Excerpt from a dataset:

=-=-=

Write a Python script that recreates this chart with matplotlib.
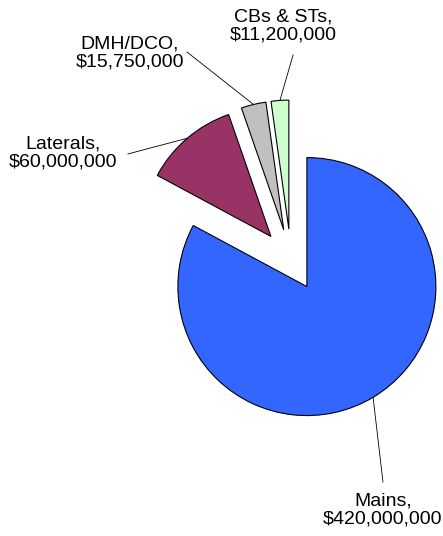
import numpy as np
import matplotlib.pyplot as plt

plt.rcParams['font.family'] = ['Liberation Sans', 'DejaVu Sans']

categories = ['Mains', 'Laterals', 'DMH/DCO', 'CBs & STs']
costs = [420000000, 60000000, 15750000, 11200000]
colors = ['#3366FF', '#993366', '#C0C0C0', '#CCFFCC']

# label anchor (text centre) and where the leader line stops, in pie units
label_pos = [(0.713, -1.938), (-1.767, 0.829), (-1.248, 1.605), (-0.062, 1.814)]
line_end = [(0.713, -1.721), (-1.264, 0.822), (-0.806, 1.612), (0.016, 1.589)]

fig = plt.figure(figsize=(4.43, 5.36), dpi=100)
ax = fig.add_axes([0, 0, 1, 1])

wedges, _ = ax.pie(costs, colors=colors, startangle=90, counterclock=False,
                   explode=[0.24] * 4, radius=1.0,
                   wedgeprops=dict(edgecolor='black', linewidth=0.8))

for w, name, val, pos, end in zip(wedges, categories, costs, label_pos, line_end):
    mid = np.deg2rad((w.theta1 + w.theta2) / 2)
    cx, cy = w.center
    start = (cx + w.r * np.cos(mid), cy + w.r * np.sin(mid))
    ax.plot([start[0], end[0]], [start[1], end[1]], color='black', lw=0.6)
    ax.text(pos[0], pos[1], f'{name},\n${val:,.0f}', ha='center', va='center',
            fontsize=14, color='black', linespacing=1.1)

ax.set_xlim(-291 / 129, 152 / 129)
ax.set_ylim(-276 / 129, 260 / 129)
ax.set_aspect('equal')
ax.axis('off')

fig.savefig('out.png', dpi=100)
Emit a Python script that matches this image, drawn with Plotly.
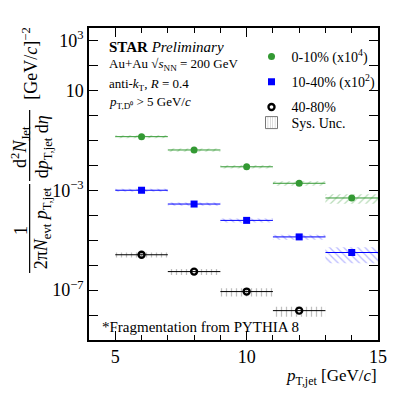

=-=-=

**THE REQUEST**
Leave out the pictures, then repeat the listing above exactly from its first line to the line with "wedgeprops=dict(edgecolor='black', linewidth=0.8))", inclusive.

**RESPONSE TO THIS TASK**
Write a Python script that recreates this chart with matplotlib.
import numpy as np
import matplotlib.pyplot as plt

plt.rcParams['font.family'] = ['Liberation Sans', 'DejaVu Sans']

categories = ['Mains', 'Laterals', 'DMH/DCO', 'CBs & STs']
costs = [420000000, 60000000, 15750000, 11200000]
colors = ['#3366FF', '#993366', '#C0C0C0', '#CCFFCC']

# label anchor (text centre) and where the leader line stops, in pie units
label_pos = [(0.713, -1.938), (-1.767, 0.829), (-1.248, 1.605), (-0.062, 1.814)]
line_end = [(0.713, -1.721), (-1.264, 0.822), (-0.806, 1.612), (0.016, 1.589)]

fig = plt.figure(figsize=(4.43, 5.36), dpi=100)
ax = fig.add_axes([0, 0, 1, 1])

wedges, _ = ax.pie(costs, colors=colors, startangle=90, counterclock=False,
                   explode=[0.24] * 4, radius=1.0,
                   wedgeprops=dict(edgecolor='black', linewidth=0.8))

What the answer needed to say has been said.